→ **GIVEN EXERCISE**: Report every line in the listing that contains the string "this".

→ **DATA PROVIDED**:

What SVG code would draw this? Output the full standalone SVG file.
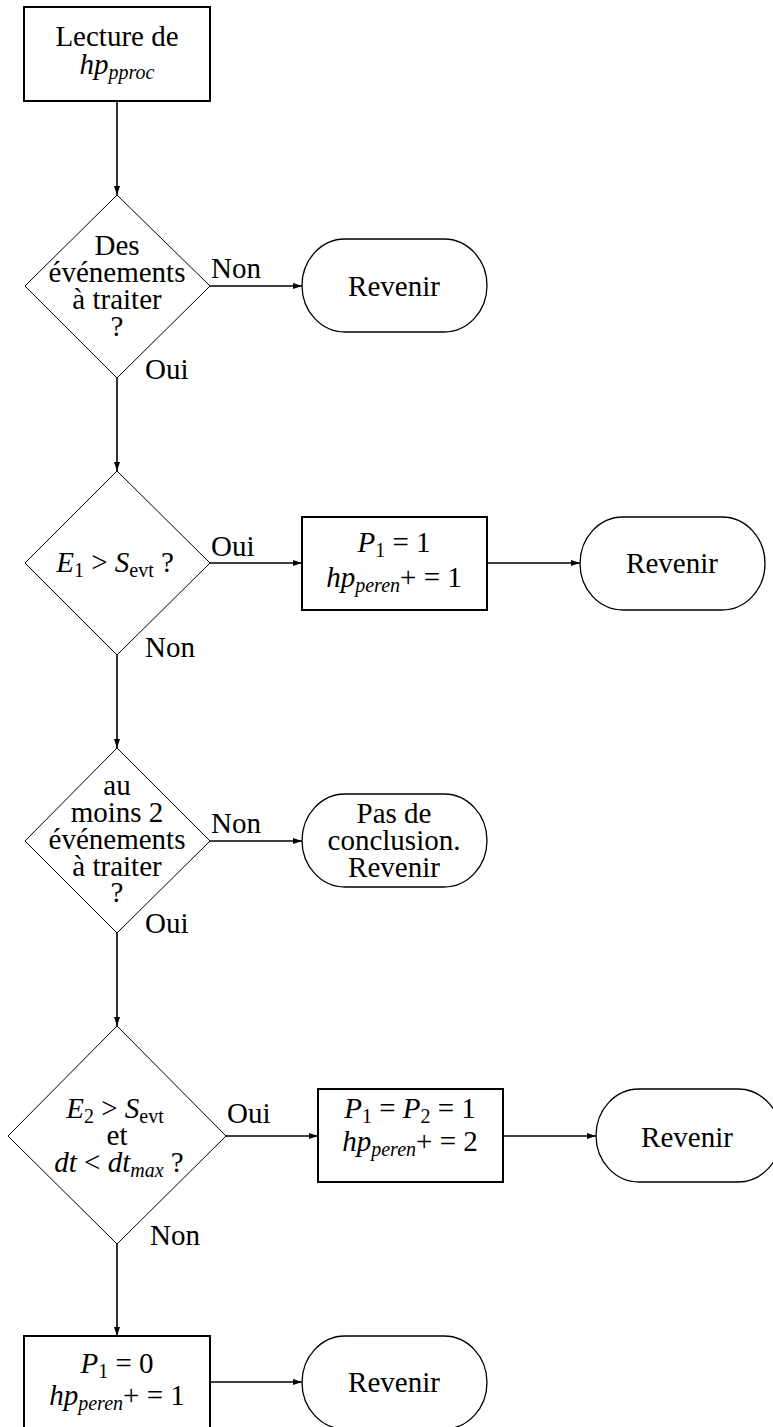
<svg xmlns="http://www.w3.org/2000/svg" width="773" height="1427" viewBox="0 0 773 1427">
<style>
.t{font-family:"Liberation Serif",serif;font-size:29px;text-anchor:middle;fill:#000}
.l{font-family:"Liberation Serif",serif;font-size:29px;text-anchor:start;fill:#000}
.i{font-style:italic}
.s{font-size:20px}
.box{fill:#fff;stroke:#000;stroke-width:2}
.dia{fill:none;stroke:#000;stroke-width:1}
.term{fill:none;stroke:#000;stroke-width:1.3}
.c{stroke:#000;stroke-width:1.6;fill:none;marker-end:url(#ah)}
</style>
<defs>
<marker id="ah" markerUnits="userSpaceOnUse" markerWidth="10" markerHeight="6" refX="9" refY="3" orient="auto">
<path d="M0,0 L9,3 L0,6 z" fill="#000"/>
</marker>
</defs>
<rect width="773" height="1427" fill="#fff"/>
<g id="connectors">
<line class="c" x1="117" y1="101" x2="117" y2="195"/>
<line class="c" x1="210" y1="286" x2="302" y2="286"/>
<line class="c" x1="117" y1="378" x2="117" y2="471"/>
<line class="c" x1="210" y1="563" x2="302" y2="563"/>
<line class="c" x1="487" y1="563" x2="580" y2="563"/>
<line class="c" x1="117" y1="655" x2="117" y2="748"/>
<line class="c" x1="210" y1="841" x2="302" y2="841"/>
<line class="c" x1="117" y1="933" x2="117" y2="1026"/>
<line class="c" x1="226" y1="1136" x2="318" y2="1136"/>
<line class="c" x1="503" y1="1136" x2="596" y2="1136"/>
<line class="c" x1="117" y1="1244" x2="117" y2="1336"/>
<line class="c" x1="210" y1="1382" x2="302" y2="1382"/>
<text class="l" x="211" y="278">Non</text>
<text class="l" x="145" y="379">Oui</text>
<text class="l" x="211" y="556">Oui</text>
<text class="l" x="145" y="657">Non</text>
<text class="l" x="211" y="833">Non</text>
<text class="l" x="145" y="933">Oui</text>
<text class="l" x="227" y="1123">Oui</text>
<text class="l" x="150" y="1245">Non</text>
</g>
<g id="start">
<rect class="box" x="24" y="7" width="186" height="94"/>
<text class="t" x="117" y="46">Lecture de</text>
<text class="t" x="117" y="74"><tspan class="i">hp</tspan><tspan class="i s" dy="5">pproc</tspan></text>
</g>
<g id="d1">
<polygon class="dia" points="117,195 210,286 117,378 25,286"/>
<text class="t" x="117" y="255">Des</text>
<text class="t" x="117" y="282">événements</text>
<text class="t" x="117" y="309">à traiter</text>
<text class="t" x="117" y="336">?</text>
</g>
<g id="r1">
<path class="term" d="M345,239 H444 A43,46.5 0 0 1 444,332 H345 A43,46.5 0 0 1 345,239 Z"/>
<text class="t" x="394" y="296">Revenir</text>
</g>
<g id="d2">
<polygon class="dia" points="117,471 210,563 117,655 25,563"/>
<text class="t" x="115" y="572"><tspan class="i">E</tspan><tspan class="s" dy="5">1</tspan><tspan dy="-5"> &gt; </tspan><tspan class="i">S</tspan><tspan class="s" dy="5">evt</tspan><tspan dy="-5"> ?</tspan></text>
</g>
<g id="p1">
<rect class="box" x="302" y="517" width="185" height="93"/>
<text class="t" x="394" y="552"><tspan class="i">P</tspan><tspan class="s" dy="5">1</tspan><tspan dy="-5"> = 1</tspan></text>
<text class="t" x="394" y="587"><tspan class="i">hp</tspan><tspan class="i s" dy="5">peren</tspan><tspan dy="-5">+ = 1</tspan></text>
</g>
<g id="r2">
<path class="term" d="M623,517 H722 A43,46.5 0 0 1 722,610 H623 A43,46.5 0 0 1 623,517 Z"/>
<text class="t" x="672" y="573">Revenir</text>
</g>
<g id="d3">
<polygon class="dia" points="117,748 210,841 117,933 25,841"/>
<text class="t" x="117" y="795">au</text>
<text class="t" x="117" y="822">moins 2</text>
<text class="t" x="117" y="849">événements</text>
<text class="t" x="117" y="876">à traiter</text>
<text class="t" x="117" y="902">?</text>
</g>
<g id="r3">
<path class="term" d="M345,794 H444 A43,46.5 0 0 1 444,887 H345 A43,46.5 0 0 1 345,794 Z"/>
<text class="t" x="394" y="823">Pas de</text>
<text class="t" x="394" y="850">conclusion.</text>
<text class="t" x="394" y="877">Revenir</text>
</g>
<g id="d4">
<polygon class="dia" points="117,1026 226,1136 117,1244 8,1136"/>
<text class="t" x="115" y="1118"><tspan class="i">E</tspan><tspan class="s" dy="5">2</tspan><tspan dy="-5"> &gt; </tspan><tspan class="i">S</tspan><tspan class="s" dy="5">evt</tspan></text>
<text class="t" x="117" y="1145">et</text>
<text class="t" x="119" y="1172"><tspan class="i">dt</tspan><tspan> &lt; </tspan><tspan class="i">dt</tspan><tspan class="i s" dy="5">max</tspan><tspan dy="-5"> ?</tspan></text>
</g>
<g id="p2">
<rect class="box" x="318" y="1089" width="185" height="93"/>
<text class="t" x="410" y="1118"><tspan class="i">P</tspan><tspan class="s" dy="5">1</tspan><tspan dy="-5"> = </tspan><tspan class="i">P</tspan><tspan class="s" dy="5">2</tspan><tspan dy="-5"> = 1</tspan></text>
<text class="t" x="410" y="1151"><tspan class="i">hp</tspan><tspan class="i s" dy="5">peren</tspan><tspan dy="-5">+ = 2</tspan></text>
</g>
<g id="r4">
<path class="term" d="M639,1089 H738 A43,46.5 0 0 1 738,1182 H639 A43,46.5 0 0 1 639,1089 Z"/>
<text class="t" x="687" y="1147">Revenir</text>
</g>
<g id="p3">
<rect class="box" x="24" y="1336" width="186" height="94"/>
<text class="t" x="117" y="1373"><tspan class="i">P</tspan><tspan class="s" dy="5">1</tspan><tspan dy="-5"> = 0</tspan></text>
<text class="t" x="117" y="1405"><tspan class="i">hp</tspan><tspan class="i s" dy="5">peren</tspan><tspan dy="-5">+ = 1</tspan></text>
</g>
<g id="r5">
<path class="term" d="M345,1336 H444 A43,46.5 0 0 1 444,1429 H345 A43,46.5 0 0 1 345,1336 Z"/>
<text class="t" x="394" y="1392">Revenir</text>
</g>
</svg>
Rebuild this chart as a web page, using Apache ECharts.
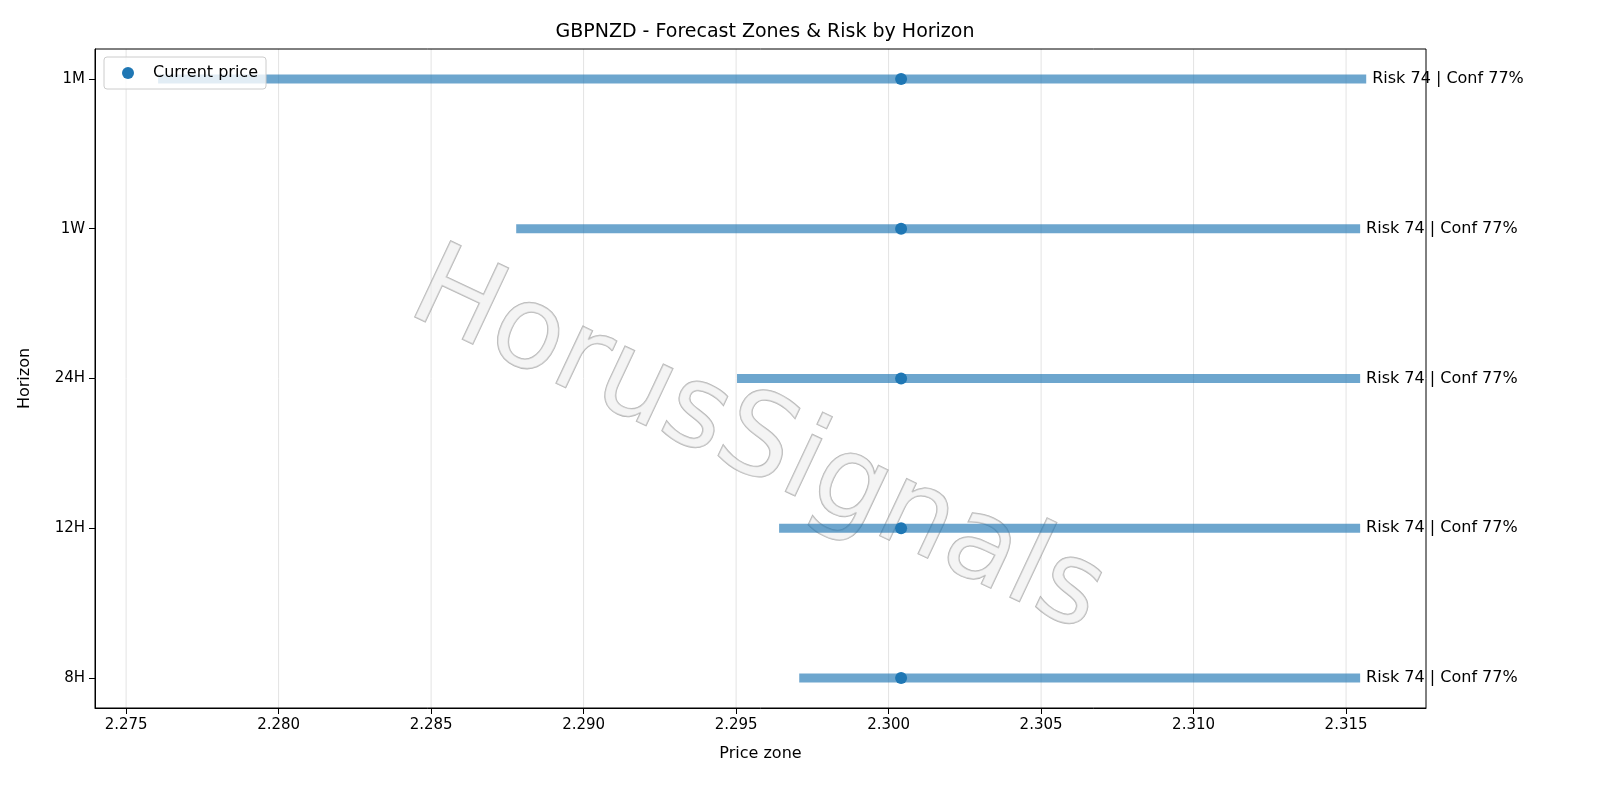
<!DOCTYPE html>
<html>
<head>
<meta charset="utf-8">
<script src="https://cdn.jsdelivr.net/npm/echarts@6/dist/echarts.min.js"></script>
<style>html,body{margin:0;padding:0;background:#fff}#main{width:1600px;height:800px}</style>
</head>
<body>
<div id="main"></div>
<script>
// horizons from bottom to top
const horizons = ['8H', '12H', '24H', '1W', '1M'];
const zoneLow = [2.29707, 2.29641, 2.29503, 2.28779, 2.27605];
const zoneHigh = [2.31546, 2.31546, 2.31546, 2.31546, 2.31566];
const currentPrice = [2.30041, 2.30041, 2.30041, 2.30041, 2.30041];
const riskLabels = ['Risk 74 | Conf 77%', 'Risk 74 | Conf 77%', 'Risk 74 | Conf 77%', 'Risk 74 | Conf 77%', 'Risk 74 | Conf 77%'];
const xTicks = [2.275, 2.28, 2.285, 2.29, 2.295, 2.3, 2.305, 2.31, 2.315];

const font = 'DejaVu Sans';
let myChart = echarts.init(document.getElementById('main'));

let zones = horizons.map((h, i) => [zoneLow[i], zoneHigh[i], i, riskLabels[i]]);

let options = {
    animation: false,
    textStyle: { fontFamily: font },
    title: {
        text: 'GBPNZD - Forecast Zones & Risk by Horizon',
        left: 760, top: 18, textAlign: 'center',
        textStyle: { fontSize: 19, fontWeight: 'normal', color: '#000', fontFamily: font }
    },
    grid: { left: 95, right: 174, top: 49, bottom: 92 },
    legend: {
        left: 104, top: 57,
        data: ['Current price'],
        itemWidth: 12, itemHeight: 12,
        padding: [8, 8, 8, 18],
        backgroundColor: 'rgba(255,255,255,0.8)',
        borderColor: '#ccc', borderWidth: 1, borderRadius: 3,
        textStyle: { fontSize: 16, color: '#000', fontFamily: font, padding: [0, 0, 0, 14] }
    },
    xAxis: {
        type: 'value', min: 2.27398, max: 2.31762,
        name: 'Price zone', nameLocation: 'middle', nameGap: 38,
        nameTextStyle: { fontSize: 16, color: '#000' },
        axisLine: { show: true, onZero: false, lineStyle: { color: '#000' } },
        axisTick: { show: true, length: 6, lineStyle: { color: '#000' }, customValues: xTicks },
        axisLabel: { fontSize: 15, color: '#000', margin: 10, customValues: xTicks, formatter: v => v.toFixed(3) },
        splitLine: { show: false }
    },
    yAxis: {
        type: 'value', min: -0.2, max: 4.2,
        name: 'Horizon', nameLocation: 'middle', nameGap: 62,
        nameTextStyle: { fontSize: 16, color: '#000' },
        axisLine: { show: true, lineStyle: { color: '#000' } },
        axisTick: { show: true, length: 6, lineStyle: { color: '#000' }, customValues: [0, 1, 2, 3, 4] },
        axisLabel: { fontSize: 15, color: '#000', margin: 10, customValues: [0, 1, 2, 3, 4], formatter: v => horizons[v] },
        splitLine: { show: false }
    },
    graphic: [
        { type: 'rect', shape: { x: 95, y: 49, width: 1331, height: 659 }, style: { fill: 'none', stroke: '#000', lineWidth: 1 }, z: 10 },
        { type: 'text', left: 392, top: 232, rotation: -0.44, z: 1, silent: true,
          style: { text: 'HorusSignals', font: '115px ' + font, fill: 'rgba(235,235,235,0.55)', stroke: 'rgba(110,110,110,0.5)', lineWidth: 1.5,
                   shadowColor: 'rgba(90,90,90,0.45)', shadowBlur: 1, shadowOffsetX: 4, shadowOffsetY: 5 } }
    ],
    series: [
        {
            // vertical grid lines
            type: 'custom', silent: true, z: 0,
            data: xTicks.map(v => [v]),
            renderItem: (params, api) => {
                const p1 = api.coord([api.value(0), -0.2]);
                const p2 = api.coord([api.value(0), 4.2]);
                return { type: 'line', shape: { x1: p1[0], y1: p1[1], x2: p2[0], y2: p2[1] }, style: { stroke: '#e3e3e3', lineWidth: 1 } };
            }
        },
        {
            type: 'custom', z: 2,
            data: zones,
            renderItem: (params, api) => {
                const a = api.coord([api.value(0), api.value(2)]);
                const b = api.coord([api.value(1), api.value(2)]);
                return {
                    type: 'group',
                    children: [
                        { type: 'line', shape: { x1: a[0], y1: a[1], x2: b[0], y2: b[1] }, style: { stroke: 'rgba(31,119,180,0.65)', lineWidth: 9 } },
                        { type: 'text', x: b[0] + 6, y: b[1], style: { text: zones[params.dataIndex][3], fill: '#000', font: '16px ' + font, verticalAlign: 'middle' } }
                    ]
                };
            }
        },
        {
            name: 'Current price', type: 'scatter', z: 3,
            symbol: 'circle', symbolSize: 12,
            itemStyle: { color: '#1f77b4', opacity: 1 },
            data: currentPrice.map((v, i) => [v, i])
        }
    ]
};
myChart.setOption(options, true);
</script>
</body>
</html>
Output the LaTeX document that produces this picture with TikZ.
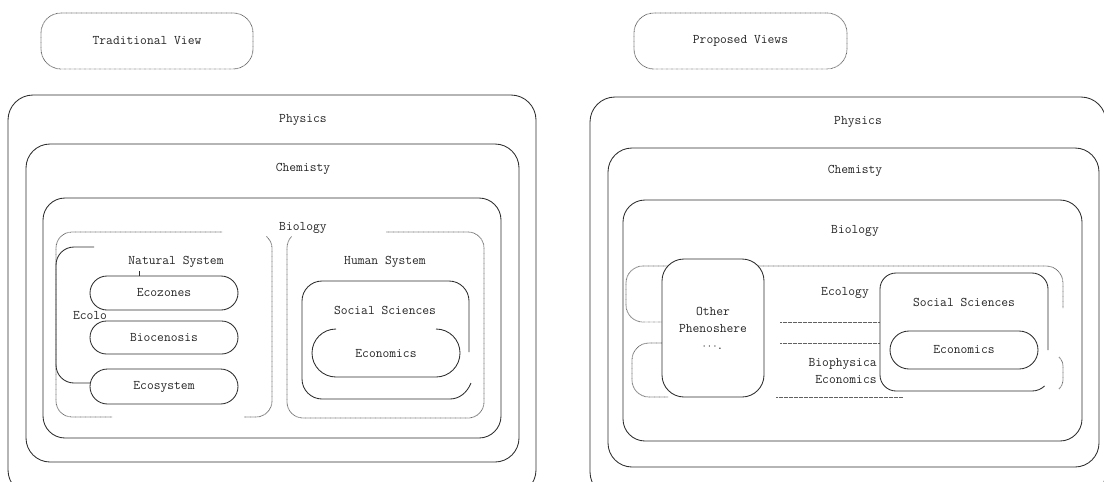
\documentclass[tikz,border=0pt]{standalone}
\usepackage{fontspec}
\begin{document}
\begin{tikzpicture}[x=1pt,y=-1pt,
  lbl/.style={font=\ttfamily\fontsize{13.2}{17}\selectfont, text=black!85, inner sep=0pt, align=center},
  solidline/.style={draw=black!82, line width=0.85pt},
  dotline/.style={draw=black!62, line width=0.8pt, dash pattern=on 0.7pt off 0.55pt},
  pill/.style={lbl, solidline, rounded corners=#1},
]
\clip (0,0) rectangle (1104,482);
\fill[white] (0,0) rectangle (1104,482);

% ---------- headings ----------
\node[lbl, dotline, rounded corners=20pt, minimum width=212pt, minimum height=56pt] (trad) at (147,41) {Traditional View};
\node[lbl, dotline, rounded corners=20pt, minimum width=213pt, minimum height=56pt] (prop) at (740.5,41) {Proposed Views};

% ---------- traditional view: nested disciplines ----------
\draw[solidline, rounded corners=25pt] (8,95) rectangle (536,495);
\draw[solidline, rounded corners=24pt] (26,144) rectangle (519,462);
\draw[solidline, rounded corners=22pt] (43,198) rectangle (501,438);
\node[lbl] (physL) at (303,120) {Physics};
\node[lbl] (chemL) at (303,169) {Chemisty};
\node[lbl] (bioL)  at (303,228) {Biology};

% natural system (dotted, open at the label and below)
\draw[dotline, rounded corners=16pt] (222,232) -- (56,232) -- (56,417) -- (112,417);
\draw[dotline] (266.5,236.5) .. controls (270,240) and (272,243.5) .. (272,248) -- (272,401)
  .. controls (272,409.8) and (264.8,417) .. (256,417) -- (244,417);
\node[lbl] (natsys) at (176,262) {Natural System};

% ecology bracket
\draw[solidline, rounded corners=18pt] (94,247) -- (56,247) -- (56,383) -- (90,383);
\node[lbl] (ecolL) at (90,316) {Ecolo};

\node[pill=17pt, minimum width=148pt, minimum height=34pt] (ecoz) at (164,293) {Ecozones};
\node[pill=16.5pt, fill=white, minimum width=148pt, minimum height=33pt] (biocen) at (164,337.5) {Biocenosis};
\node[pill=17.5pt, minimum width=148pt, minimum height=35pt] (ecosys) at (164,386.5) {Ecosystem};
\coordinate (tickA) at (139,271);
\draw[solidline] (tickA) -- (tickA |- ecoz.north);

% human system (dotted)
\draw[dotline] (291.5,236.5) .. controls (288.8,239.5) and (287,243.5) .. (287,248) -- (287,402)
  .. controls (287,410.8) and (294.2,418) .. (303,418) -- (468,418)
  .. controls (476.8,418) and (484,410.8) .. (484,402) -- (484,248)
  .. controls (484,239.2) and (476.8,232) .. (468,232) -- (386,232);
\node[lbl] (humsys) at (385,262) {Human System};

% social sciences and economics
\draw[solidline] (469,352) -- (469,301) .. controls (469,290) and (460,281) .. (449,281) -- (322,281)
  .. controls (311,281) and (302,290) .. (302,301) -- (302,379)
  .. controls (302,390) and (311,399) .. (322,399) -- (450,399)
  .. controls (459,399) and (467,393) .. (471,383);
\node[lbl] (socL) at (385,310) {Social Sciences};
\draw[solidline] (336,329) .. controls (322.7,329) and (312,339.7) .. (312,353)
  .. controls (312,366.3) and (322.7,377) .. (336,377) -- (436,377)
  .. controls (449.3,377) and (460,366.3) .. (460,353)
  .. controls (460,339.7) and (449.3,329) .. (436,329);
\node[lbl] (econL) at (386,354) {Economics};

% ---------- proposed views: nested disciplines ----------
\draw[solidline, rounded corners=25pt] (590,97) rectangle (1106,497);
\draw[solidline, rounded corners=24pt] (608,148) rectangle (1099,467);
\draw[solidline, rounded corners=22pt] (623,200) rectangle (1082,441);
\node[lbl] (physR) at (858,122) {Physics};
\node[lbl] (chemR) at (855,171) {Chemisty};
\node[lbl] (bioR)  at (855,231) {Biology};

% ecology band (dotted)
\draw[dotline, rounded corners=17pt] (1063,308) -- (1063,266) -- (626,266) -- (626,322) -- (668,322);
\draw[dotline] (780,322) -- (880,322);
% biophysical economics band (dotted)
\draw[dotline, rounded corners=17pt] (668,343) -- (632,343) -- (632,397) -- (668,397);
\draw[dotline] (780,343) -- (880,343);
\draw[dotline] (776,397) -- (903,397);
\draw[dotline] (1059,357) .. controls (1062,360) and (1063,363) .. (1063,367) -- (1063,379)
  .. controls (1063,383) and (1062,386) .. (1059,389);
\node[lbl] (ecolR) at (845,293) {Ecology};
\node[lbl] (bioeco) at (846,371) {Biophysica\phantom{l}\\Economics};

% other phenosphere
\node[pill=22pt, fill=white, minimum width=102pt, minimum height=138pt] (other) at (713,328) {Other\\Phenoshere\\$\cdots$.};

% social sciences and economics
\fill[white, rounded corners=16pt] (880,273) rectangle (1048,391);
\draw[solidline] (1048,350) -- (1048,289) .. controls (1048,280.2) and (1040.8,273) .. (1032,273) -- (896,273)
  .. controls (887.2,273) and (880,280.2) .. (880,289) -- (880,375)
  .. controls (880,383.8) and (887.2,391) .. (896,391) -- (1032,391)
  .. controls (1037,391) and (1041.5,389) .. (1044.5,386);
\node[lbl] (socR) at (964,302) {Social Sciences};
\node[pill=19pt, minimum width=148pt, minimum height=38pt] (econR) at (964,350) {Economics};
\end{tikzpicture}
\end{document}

→ **WRITTEN SOLUTION**:
What SVG code would draw this? Output the full standalone SVG file.
Rebuild this chart as a web page, using Apache ECharts.
Output the LaTeX document that produces this picture with TikZ.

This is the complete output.